Americans flee Spain as country declares state of emergency
From CNN's Laura Perez Maestro in Madrid
US citizens are waving goodbye to Spain as the country declared a state of emergency and President Trump sharply restricted travel to the United States from more than two dozen European countries.
After three days of quarantine measures, Madrid's public transport was deserted, main roads were traffic-free and department stores in the city center were almost empty.
Schools, libraries and theaters were closed, with even outdoor playgrounds sealed off.
Sarah Nagy and Graham Owen, from Montana, told CNN they were "thinking of leaving while we still can."
“Our parents back home think it will be the same there soon, they would like us around,” they added.
Courtney Seeley, a 21-year-old student from Boston, Massachusetts, who had been doing an internship in Madrid, told CNN at the airport: “I was calm until the school told us we had to go home, they even bought the flights for us, they were very expensive.
"My parents are very worried, I hope to be able to come back soon and finish my internship."
James Donoghue, 21, was studying in London and in Madrid visiting Seeley. “My school wrote to me saying we had to go back home and leave Europe so here we are trying to leave Spain," he said.

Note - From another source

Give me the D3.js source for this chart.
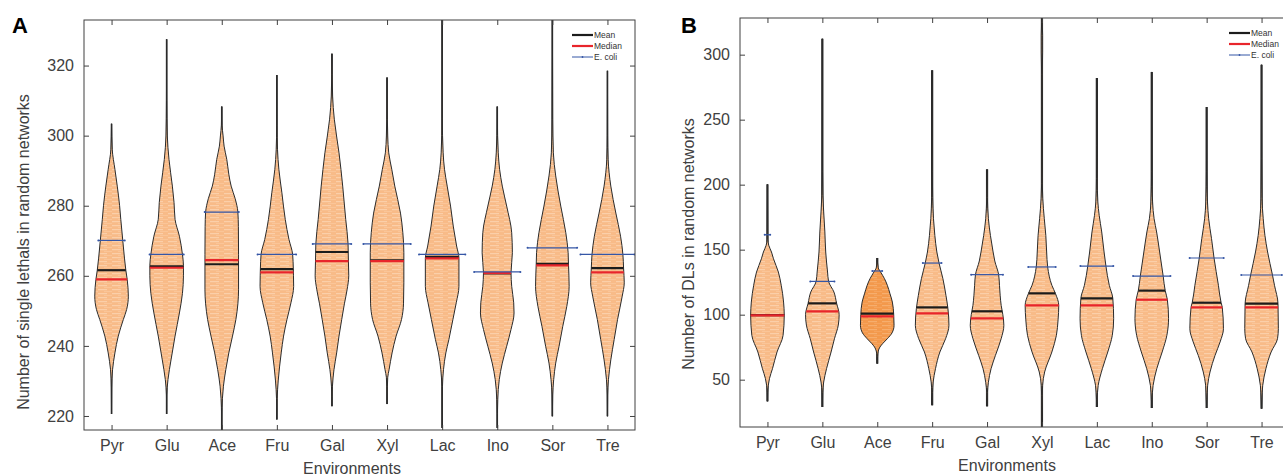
<!DOCTYPE html>
<html lang="en">
<head>
<meta charset="UTF-8">
<title>Random network violins</title>
<script src="https://cdn.jsdelivr.net/npm/d3@7"></script>
<style>
  body { margin: 0; background: #fff; }
  svg text { font-family: "Liberation Sans", Arial, sans-serif; }
</style>
</head>
<body>
<svg id="chart" width="1283" height="475"></svg>
<script>
const categories = ['Pyr', 'Glu', 'Ace', 'Fru', 'Gal', 'Xyl', 'Lac', 'Ino', 'Sor', 'Tre'];

// panel A: single lethals
const lethalTicks = [220, 240, 260, 280, 300, 320];
const lethalMean   = [261.6, 262.7, 263.3, 261.9, 266.8, 264.4, 265.4, 260.7, 263.4, 262.2];
const lethalMedian = [259.0, 262.3, 264.5, 261.0, 264.2, 264.2, 265.0, 260.8, 263.0, 261.0];
const lethalEcoli  = [270.1, 266.1, 278.2, 266.1, 269.1, 269.1, 266.1, 261.1, 268.0, 266.1];
const lethalEcoliSpan = [0.24, 0.31, 0.31, 0.35, 0.35, 0.43, 0.42, 0.42, 0.45, 0.49];
// [value, relative density]
const lethalDensity = [
  [[220.6,0],[228,0.01],[233.2,0.06],[238,0.2],[242.8,0.4],[247.5,0.7],[250.4,0.9],[254.2,1.0],[259,0.93],[261.6,0.85],[268.5,0.7],[276.1,0.55],[280,0.48],[285.6,0.34],[290.4,0.2],[296.1,0.04],[303.4,0]],
  [[220.6,0],[226,0.01],[230.4,0.08],[236,0.26],[242.8,0.5],[249.4,0.76],[255,0.94],[260,1.0],[263,1.0],[266.1,0.94],[271.3,0.76],[276.1,0.5],[280.9,0.44],[285.6,0.34],[293.2,0.14],[299.9,0.04],[310,0.01],[327.5,0]],
  [[212,0],[220,0.01],[225,0.04],[228.5,0.1],[233.2,0.24],[238,0.42],[242.8,0.64],[247.5,0.84],[252,0.96],[256,1.0],[266,1.0],[274,0.99],[278.2,0.96],[282,0.8],[285.6,0.56],[289,0.42],[293.2,0.3],[297,0.14],[299.9,0.08],[303,0.02],[308.3,0]],
  [[219,0],[225,0.02],[230,0.08],[234,0.16],[238,0.26],[242.8,0.4],[247.5,0.6],[252.3,0.84],[257,1.0],[260,0.99],[262,0.98],[266.1,0.94],[270.4,0.72],[276.1,0.5],[283.7,0.3],[290.4,0.12],[296,0.04],[303,0.01],[317.3,0]],
  [[222.8,0],[228.5,0.03],[233.2,0.12],[238,0.28],[242.8,0.42],[247.5,0.58],[252,0.74],[256,0.9],[260,1.0],[264.2,0.98],[269.1,0.96],[276.1,0.82],[285.6,0.64],[295.1,0.42],[304.7,0.14],[311.3,0.04],[323.4,0]],
  [[223.4,0],[228.5,0.02],[231,0.04],[233.2,0.12],[238,0.3],[242.8,0.54],[247.5,0.86],[252,0.98],[258,1.0],[266.6,1.0],[272.3,0.94],[277.9,0.8],[285.6,0.46],[290.4,0.28],[295.1,0.1],[299.9,0.04],[304.7,0.02],[316.6,0]],
  [[216.6,0],[228.5,0.02],[233.2,0.08],[238,0.22],[241.8,0.4],[247.5,0.64],[252.3,0.84],[257,1.0],[265,1.0],[268.5,0.86],[274.2,0.66],[279.9,0.5],[285.6,0.3],[290.4,0.14],[295.1,0.06],[305,0.01],[340,0]],
  [[216.6,0],[224.7,0.03],[230.4,0.12],[235.1,0.3],[239.9,0.56],[244.7,0.82],[249.4,1.0],[252.3,0.98],[257,0.86],[260.9,0.82],[266.6,0.9],[272.3,0.86],[279.9,0.56],[285.6,0.3],[290.4,0.14],[295.1,0.06],[300,0.02],[308.3,0]],
  [[219.9,0],[226,0.02],[230.4,0.08],[235.1,0.2],[239.9,0.4],[245.6,0.62],[251.3,0.86],[257,1.0],[263.4,0.96],[266.6,0.94],[272.3,0.8],[279.9,0.5],[288.5,0.2],[295.1,0.06],[304.7,0.02],[340,0]],
  [[219.9,0],[226,0.01],[230.4,0.06],[236,0.2],[241.8,0.4],[247.5,0.6],[254.2,0.88],[258,1.0],[262.2,0.96],[266.1,0.92],[271.3,0.78],[277.9,0.5],[285.6,0.2],[293.2,0.04],[300,0.01],[318.5,0]]
];

// panel B: double lethals
const dlTicks = [50, 100, 150, 200, 250, 300];
const dlMean   = [99.6, 108.7, 100.8, 105.6, 102.6, 116.4, 112.6, 118.5, 109.2, 108.5];
const dlMedian = [99.5, 102.6, 98.7, 101.0, 97.2, 107.2, 107.2, 111.5, 105.6, 105.6];
const dlEcoli  = [161.5, 125.6, 133.6, 139.7, 130.8, 136.7, 137.4, 129.7, 143.6, 130.5];
const dlEcoliSpan = [0.05, 0.22, 0.09, 0.17, 0.29, 0.25, 0.3, 0.34, 0.31, 0.37];
const dlDensity = [
  [[33.3,0],[40,0.01],[45.6,0.05],[50.8,0.12],[58.5,0.3],[71.3,0.57],[84.1,0.93],[99.5,1.0],[109.7,0.96],[122.6,0.82],[132.8,0.65],[143,0.36],[148.2,0.24],[153.3,0.08],[158,0.02],[200.3,0]],
  [[29,0],[40,0.02],[48.2,0.08],[58.5,0.25],[71.3,0.52],[81.5,0.72],[92,0.95],[100,1.0],[108.7,0.85],[117.4,0.69],[125.6,0.37],[132.8,0.31],[148.2,0.2],[163.6,0.15],[179,0.08],[191.8,0.03],[210,0.01],[312.3,0]],
  [[62.3,0],[68,0.02],[72,0.06],[75.1,0.16],[78,0.34],[81.5,0.6],[86,0.88],[91.8,1.0],[100,0.98],[109.7,0.9],[116,0.76],[122.6,0.6],[127.7,0.43],[132.8,0.2],[136,0.06],[143.6,0]],
  [[30.3,0],[40,0.02],[48.2,0.06],[58.5,0.2],[71.3,0.46],[81.5,0.8],[91.8,1.0],[104.6,0.94],[114.9,0.82],[127.7,0.64],[139.7,0.41],[148.2,0.28],[161,0.16],[173.8,0.08],[190,0.03],[210,0.01],[288,0]],
  [[29.5,0],[40,0.02],[48,0.08],[58.5,0.24],[68.7,0.5],[81.5,0.84],[91.8,1.0],[100,0.94],[107.2,0.84],[115,0.78],[122.6,0.74],[130.8,0.69],[141.3,0.46],[148.2,0.36],[161,0.2],[173.8,0.08],[190,0.02],[211.8,0]],
  [[0,0],[30,0.01],[45.6,0.04],[55.9,0.16],[71.3,0.59],[84.1,0.86],[96,0.96],[107.2,1.0],[116.4,0.8],[122.6,0.59],[136.7,0.34],[148.2,0.28],[161,0.23],[173.8,0.14],[189.2,0.05],[212.3,0.01],[260,0.01],[285,0.02],[302,0.04],[315,0.04],[325,0.02],[345,0]],
  [[29,0],[35,0.02],[45.6,0.08],[58.5,0.33],[71.3,0.65],[84.1,0.92],[96.9,1.0],[112.6,0.95],[122.6,0.74],[137.4,0.54],[148.2,0.43],[163.6,0.29],[176.4,0.14],[186.7,0.06],[204.6,0.02],[230,0.01],[282,0]],
  [[28.2,0],[35,0.02],[45.6,0.08],[58.5,0.3],[71.3,0.62],[84.1,0.9],[96.9,1.0],[111.5,0.93],[118.5,0.8],[129.7,0.68],[148.2,0.47],[163.6,0.29],[173.8,0.14],[186.7,0.05],[210,0.01],[286.7,0]],
  [[28.2,0],[35,0.02],[45.6,0.06],[55.9,0.2],[68.7,0.5],[79,0.8],[89.2,1.0],[105.6,0.93],[109.2,0.86],[122.6,0.7],[143.6,0.44],[158.5,0.29],[173.8,0.12],[186.7,0.05],[210,0.01],[259.7,0]],
  [[27.7,0],[35,0.02],[45.6,0.07],[58.5,0.26],[71.3,0.57],[81.5,0.95],[89.2,1.0],[108.5,0.98],[122.6,0.77],[130.5,0.65],[148.2,0.36],[161,0.2],[173.8,0.1],[189.2,0.03],[220,0.01],[292.3,0]]
];

const legendItems = ['Mean', 'Median', 'E. coli'];

const svg = d3.select('#chart');
const defs = svg.append('defs');

// faint horizontal streaks inside the violins
function stripes(id, base, light) {
  const p = defs.append('pattern')
      .attr('id', id)
      .attr('patternUnits', 'userSpaceOnUse')
      .attr('width', 14)
      .attr('height', 4);
  p.append('rect').attr('width', 14).attr('height', 4).attr('fill', base);
  p.append('rect').attr('x', 0).attr('y', 1).attr('width', 9).attr('height', 1.2)
      .attr('fill', light);
  p.append('rect').attr('x', 6).attr('y', 3).attr('width', 8).attr('height', 0.8)
      .attr('fill', light).attr('opacity', 0.6);
}
stripes('fillLight', '#f8bb88', '#fbcfa9');
stripes('fillDark', '#f3994c', '#f6ae6e');

const axisColor = '#404040';

function drawPanel(o) {
  const x = d3.scaleLinear().domain([0.5, 10.5]).range([o.left, o.right]);
  const y = d3.scaleLinear().domain(o.domain).range([o.bottom, o.top]);
  const hw = d3.scaleLinear().domain([0, 1]).range([0, 16.8]);

  defs.append('clipPath').attr('id', o.id + 'clip')
    .append('rect')
      .attr('x', o.left).attr('y', o.top)
      .attr('width', o.right - o.left).attr('height', o.bottom - o.top);

  const plot = svg.append('g').attr('clip-path', `url(#${o.id}clip)`);

  categories.forEach((c, i) => {
    const cx = x(i + 1);
    const dens = o.density[i].slice().reverse();
    const top = dens[0][0], bot = dens[dens.length - 1][0];

    plot.append('line')
        .attr('x1', cx).attr('x2', cx)
        .attr('y1', y(top)).attr('y2', y(bot))
        .attr('stroke', '#222').attr('stroke-width', o.whisker);

    const area = d3.area()
        .curve(d3.curveMonotoneY)
        .y(d => y(d[0]))
        .x0(d => cx - hw(d[1]))
        .x1(d => cx + hw(d[1]));

    plot.append('path')
        .attr('d', area(dens))
        .attr('fill', c === o.highlight ? 'url(#fillDark)' : 'url(#fillLight)')
        .attr('stroke', '#2b2b2b')
        .attr('stroke-width', 1);

    const widthAt = d3.scaleLinear()
        .domain(o.density[i].map(d => d[0]))
        .range(o.density[i].map(d => d[1]));

    const stat = (v, color) => {
      const h = hw(widthAt(v));
      plot.append('line')
          .attr('x1', cx - h).attr('x2', cx + h)
          .attr('y1', y(v)).attr('y2', y(v))
          .attr('stroke', color).attr('stroke-width', 2.2);
    };
    stat(o.mean[i], '#1c1c1c');
    stat(o.median[i], '#e8252b');

    const ex0 = x(i + 1 - o.ecoliSpan[i]), ex1 = x(i + 1 + o.ecoliSpan[i]);
    plot.append('line')
        .attr('x1', ex0).attr('x2', ex1)
        .attr('y1', y(o.ecoli[i])).attr('y2', y(o.ecoli[i]))
        .attr('stroke', '#3556a6').attr('stroke-width', 1.2);
    [ex0, ex1].forEach(ex => plot.append('circle')
        .attr('cx', ex).attr('cy', y(o.ecoli[i])).attr('r', 1)
        .attr('fill', '#3556a6'));
  });

  // box and ticks
  svg.append('rect')
      .attr('x', o.left).attr('y', o.top)
      .attr('width', o.right - o.left).attr('height', o.bottom - o.top)
      .attr('fill', 'none').attr('stroke', axisColor).attr('stroke-width', 1);

  const styleAxis = g => {
    g.select('.domain').remove();
    g.selectAll('line').attr('stroke', axisColor);
    g.selectAll('text')
        .attr('fill', axisColor)
        .attr('font-size', 16)
        .attr('font-family', '"Liberation Sans", Arial, sans-serif');
  };

  svg.append('g')
      .attr('transform', `translate(${o.left},0)`)
      .call(d3.axisLeft(y).tickValues(o.ticks).tickSize(-5).tickPadding(10))
      .call(styleAxis);
  svg.append('g')
      .attr('transform', `translate(${o.right},0)`)
      .call(d3.axisRight(y).tickValues(o.ticks).tickSize(-5).tickFormat(''))
      .call(styleAxis);
  svg.append('g')
      .attr('transform', `translate(0,${o.bottom})`)
      .call(d3.axisBottom(x).tickValues(d3.range(1, 11))
          .tickFormat(d => categories[d - 1]).tickSize(-5).tickPadding(10))
      .call(styleAxis);
  svg.append('g')
      .attr('transform', `translate(0,${o.top})`)
      .call(d3.axisTop(x).tickValues(d3.range(1, 11)).tickSize(-5).tickFormat(''))
      .call(styleAxis);

  // labels
  svg.append('text')
      .attr('x', (o.left + o.right) / 2 - 7.5)
      .attr('y', o.bottom + 43.5)
      .attr('text-anchor', 'middle')
      .attr('font-size', 16)
      .attr('fill', axisColor)
      .text('Environments');
  svg.append('text')
      .attr('transform', `translate(${o.ylabelX},${o.ylabelY}) rotate(-90)`)
      .attr('text-anchor', 'middle')
      .attr('font-size', 16)
      .attr('fill', axisColor)
      .text(o.ylabel);
  svg.append('text')
      .attr('x', o.letterX).attr('y', 33)
      .attr('font-size', 22).attr('font-weight', 'bold')
      .attr('fill', '#000')
      .text(o.letter);

  // legend
  const legendColors = ['#1c1c1c', '#e8252b', '#3556a6'];
  const legendWidths = [2.2, 2.2, 1];
  const lg = svg.append('g');
  legendItems.forEach((t, k) => {
    const ly = o.top + 15 + k * 11;
    lg.append('line')
        .attr('x1', o.legendX).attr('x2', o.legendX + 21)
        .attr('y1', ly).attr('y2', ly)
        .attr('stroke', legendColors[k]).attr('stroke-width', legendWidths[k]);
    lg.append('text')
        .attr('x', o.legendX + 22).attr('y', ly + 3)
        .attr('font-size', 8.5)
        .attr('fill', '#333')
        .text(t);
  });
  lg.append('circle').attr('cx', o.legendX + 10.5).attr('cy', o.top + 37)
      .attr('r', 0.9).attr('fill', '#3556a6');
}

drawPanel({
  id: 'A', letter: 'A', letterX: 12,
  left: 84, right: 635, top: 20, bottom: 430,
  domain: [216, 333], ticks: lethalTicks,
  density: lethalDensity, mean: lethalMean, median: lethalMedian,
  ecoli: lethalEcoli, ecoliSpan: lethalEcoliSpan,
  ylabel: 'Number of single lethals in random networks', ylabelX: 28.5, ylabelY: 252,
  legendX: 572, whisker: 1.6
});

drawPanel({
  id: 'B', letter: 'B', letterX: 681,
  left: 740, right: 1289, top: 18, bottom: 427,
  domain: [13.6, 328.2], ticks: dlTicks,
  density: dlDensity, mean: dlMean, median: dlMedian,
  ecoli: dlEcoli, ecoliSpan: dlEcoliSpan,
  highlight: 'Ace',
  ylabel: 'Number of DLs in random networks', ylabelX: 694, ylabelY: 244,
  legendX: 1229, whisker: 2.2
});
</script>
</body>
</html>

David and Lucenda Presnall, both 71, told CNN their son had helped them change their tickets before the ban was announced, but they had heard others spending $1,400 to get out before Friday's deadline.
“We had a whole month planned in Spain, we had nine wonderful days," said Lucenda, from St. Louis, Missouri. "Then we saw what is happening to Italy and thought the same would happen here. My son really wanted us to come back.
“In Granada, where we were, people weren’t taking precautions, that worried us."
There have been more than 4,000 cases and 120 deaths in Spain. More than 62 countries have placed restrictions on flights from Spain, and Morocco suspended all air and sea travel to the country.